Rows from a dataset of charts and code
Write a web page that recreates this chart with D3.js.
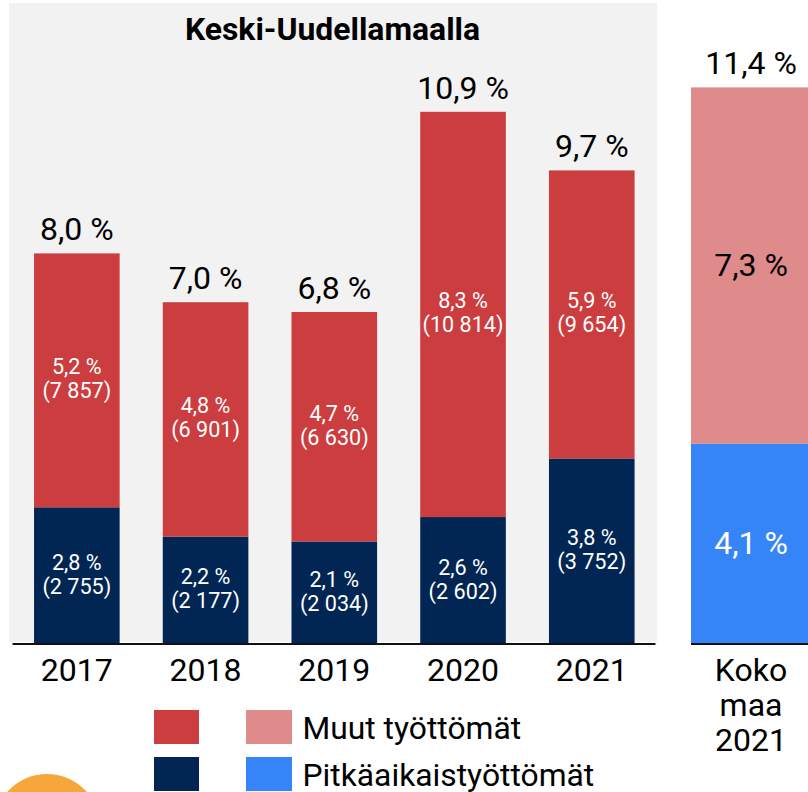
<!DOCTYPE html>
<html><head><meta charset="utf-8"><style>html,body{margin:0;padding:0;background:#fff}svg{display:block}text{font-family:Roboto,sans-serif}</style>
<script src="https://cdn.jsdelivr.net/npm/d3@7"></script></head><body><script>
const years=["2017","2018","2019","2020","2021"];
const longTerm=[2.8,2.2,2.1,2.6,3.8];
const other=[5.2,4.8,4.7,8.3,5.9];
const longAbs=["2 755","2 177","2 034","2 602","3 752"];
const otherAbs=["7 857","6 901","6 630","10 814","9 654"];
const totals=["8,0 %","7,0 %","6,8 %","10,9 %","9,7 %"];
const natLong=[4.1],natOther=[7.3],natTotal="11,4 %";
const title="Keski-Uudellamaalla";
const legendLabels=["Muut työttömät","Pitkäaikaistyöttömät"];
const fmt=v=>v.toFixed(1).replace(".",",")+" %";
const svg=d3.select("body").append("svg").attr("width",808).attr("height",792);
const y=d3.scaleLinear().domain([0,11.4]).range([644,87.4]);
const x=d3.scaleBand().domain(years).range([12.8,655.8]).paddingInner(0.335).paddingOuter(0.165);
svg.append("rect").attr("x",9).attr("y",3).attr("width",648).attr("height",639).attr("fill","#f2f2f2");
svg.append("text").attr("x",332.5).attr("y",40).attr("text-anchor","middle").attr("font-size",31.9).attr("font-weight",700).text(title);
years.forEach((yr,i)=>{
 const bx=x(yr),bw=x.bandwidth(),cx=bx+bw/2;
 svg.append("rect").attr("x",bx).attr("width",bw).attr("y",y(longTerm[i])).attr("height",y(0)-y(longTerm[i])).attr("fill","#022654");
 svg.append("rect").attr("x",bx).attr("width",bw).attr("y",y(longTerm[i]+other[i])).attr("height",y(longTerm[i])-y(longTerm[i]+other[i])).attr("fill","#cb3d3f");
 const lab=(v,a,my)=>{
  svg.append("text").attr("x",cx).attr("y",my-6).attr("text-anchor","middle").attr("font-size",21.6).attr("fill","#fff").text(fmt(v));
  svg.append("text").attr("x",cx).attr("y",my+18).attr("text-anchor","middle").attr("font-size",21.6).attr("fill","#fff").text("("+a+")");
 };
 lab(longTerm[i],longAbs[i],(y(0)+y(longTerm[i]))/2);
 lab(other[i],otherAbs[i],(y(longTerm[i])+y(longTerm[i]+other[i]))/2);
 svg.append("text").attr("x",cx).attr("y",y(longTerm[i]+other[i])-13).attr("text-anchor","middle").attr("font-size",32).text(totals[i]);
 svg.append("text").attr("x",cx).attr("y",681).attr("text-anchor","middle").attr("font-size",32).text(yr);
});
svg.append("line").attr("x1",12.5).attr("x2",655.5).attr("y1",644).attr("y2",644).attr("stroke","#111").attr("stroke-width",2);
const nx=691,nw=117,ncx=751;
svg.append("rect").attr("x",nx).attr("width",nw).attr("y",y(natLong[0])).attr("height",y(0)-y(natLong[0])).attr("fill","#3685f8");
svg.append("rect").attr("x",nx).attr("width",nw).attr("y",y(natLong[0]+natOther[0])).attr("height",y(natLong[0])-y(natLong[0]+natOther[0])).attr("fill","#df8a8b");
svg.append("line").attr("x1",nx).attr("x2",808).attr("y1",644).attr("y2",644).attr("stroke","#111").attr("stroke-width",2);
svg.append("text").attr("x",ncx).attr("y",74).attr("text-anchor","middle").attr("font-size",32).text(natTotal);
svg.append("text").attr("x",ncx).attr("y",276).attr("text-anchor","middle").attr("font-size",32).text(fmt(natOther[0]));
svg.append("text").attr("x",ncx).attr("y",554).attr("text-anchor","middle").attr("font-size",32).attr("fill","#fff").text(fmt(natLong[0]));
["Koko","maa","2021"].forEach((t,i)=>svg.append("text").attr("x",ncx).attr("y",681+i*35).attr("text-anchor","middle").attr("font-size",32).text(t));
[["#cb3d3f","#df8a8b",710],["#022654","#3685f8",757]].forEach((r,i)=>{
 svg.append("rect").attr("x",154).attr("y",r[2]).attr("width",45).attr("height",34).attr("fill",r[0]);
 svg.append("rect").attr("x",246).attr("y",r[2]).attr("width",46).attr("height",34).attr("fill",r[1]);
 svg.append("text").attr("x",302.5).attr("y",r[2]+29).attr("font-size",31.8).text(legendLabels[i]);
});
svg.append("circle").attr("cx",47).attr("cy",827).attr("r",53).attr("fill","#f7a63b");
</script></body></html>
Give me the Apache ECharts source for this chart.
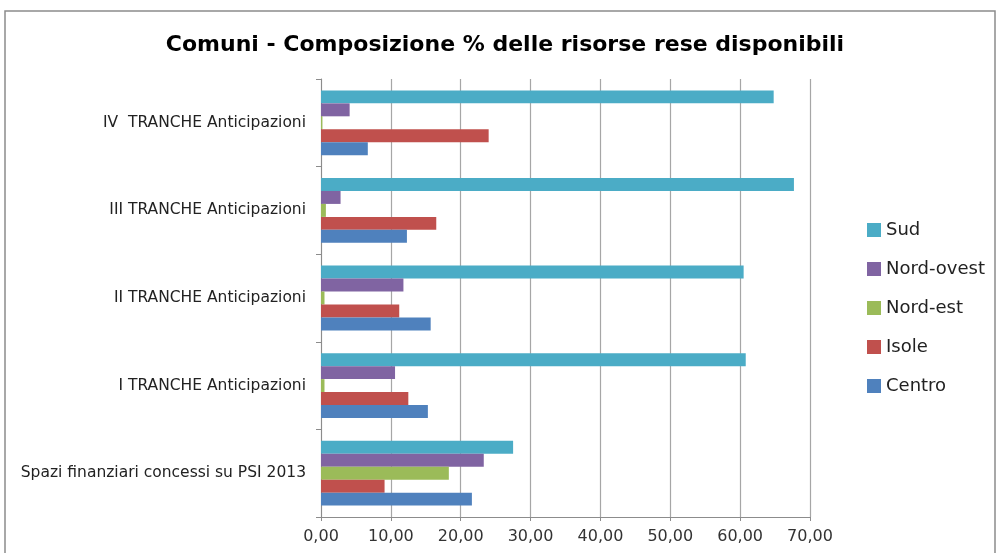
<!DOCTYPE html>
<html>
<head>
<meta charset="utf-8">
<script src="https://cdn.jsdelivr.net/npm/echarts@6/dist/echarts.min.js"></script>
<style>
  html, body { margin: 0; padding: 0; background: #fff; }
  #chart { width: 997px; height: 553px; }
</style>
</head>
<body>
<div id="chart"></div>
<script>
// categories, bottom to top
const categories = [
  "Spazi finanziari concessi su PSI 2013",
  "I TRANCHE Anticipazioni",
  "II TRANCHE Anticipazioni",
  "III TRANCHE Anticipazioni",
  "IV  TRANCHE Anticipazioni"
];
const centro = [21.6, 15.3, 15.7, 12.3, 6.7];
const isole = [9.1, 12.5, 11.2, 16.5, 24.0];
const nordEst = [18.3, 0.5, 0.5, 0.7, 0.2];
const nordOvest = [23.3, 10.6, 11.8, 2.8, 4.1];
const sud = [27.5, 60.8, 60.5, 67.7, 64.8];
const legendOrder = ["Sud", "Nord-ovest", "Nord-est", "Isole", "Centro"];

const myChart = echarts.init(document.getElementById("chart"));

function barSeries(name, data, color) {
  return {
    name: name,
    type: "bar",
    data: data,
    barGap: "0%",
    barCategoryGap: "26%",
    itemStyle: { color: color },
    animation: false
  };
}

const option = {
  textStyle: { fontFamily: "DejaVu Sans" },
  title: {
    text: "Comuni - Composizione % delle risorse rese disponibili",
    left: 500,
    top: 29,
    textAlign: "center",
    textStyle: { fontFamily: "DejaVu Sans", fontWeight: "bold", fontSize: 22, color: "#000" }
  },
  legend: {
    data: legendOrder,
    orient: "vertical",
    left: 867,
    top: 221,
    padding: 0,
    itemWidth: 14,
    itemHeight: 14,
    itemGap: 21,
    icon: "rect",
    textStyle: { fontSize: 18, color: "#222" }
  },
  grid: { left: 321, right: 187, top: 79, bottom: 36 },
  xAxis: {
    type: "value",
    min: 0,
    max: 70,
    interval: 10,
    axisLine: { show: true, lineStyle: { color: "#8c8c8c" } },
    axisTick: { show: true, length: 4, lineStyle: { color: "#8c8c8c" } },
    splitLine: { show: true, lineStyle: { color: "#a6a6a6", width: 1.2 } },
    axisLabel: {
      fontSize: 16,
      color: "#333",
      margin: 12,
      formatter: function (v) { return v.toFixed(2).replace(".", ","); }
    }
  },
  yAxis: {
    type: "category",
    data: categories,
    axisLine: { show: true, lineStyle: { color: "#8c8c8c" } },
    axisTick: { show: true, length: 5, lineStyle: { color: "#8c8c8c" } },
    axisLabel: { fontSize: 15.5, color: "#222", margin: 15 }
  },
  graphic: [
    {
      type: "rect",
      shape: { x: 5, y: 11, width: 990, height: 600 },
      style: { fill: null, stroke: "#8c8c8c", lineWidth: 1.5 },
      silent: true
    }
  ],
  // first series sits at the top of each group
  series: [
    barSeries("Sud", sud, "#4bacc6"),
    barSeries("Nord-ovest", nordOvest, "#8064a2"),
    barSeries("Nord-est", nordEst, "#9bbb59"),
    barSeries("Isole", isole, "#c0504d"),
    barSeries("Centro", centro, "#4f81bd")
  ]
};
myChart.setOption(option);
window.addEventListener("resize", function () {
  myChart.resize();
});
</script>
</body>
</html>
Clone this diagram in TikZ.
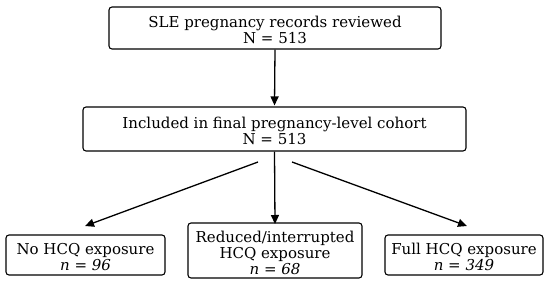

• _Requirement_: Looking at the data above, how many lines hold the word "this"? Respond with the number alone.

• _Solution_: 3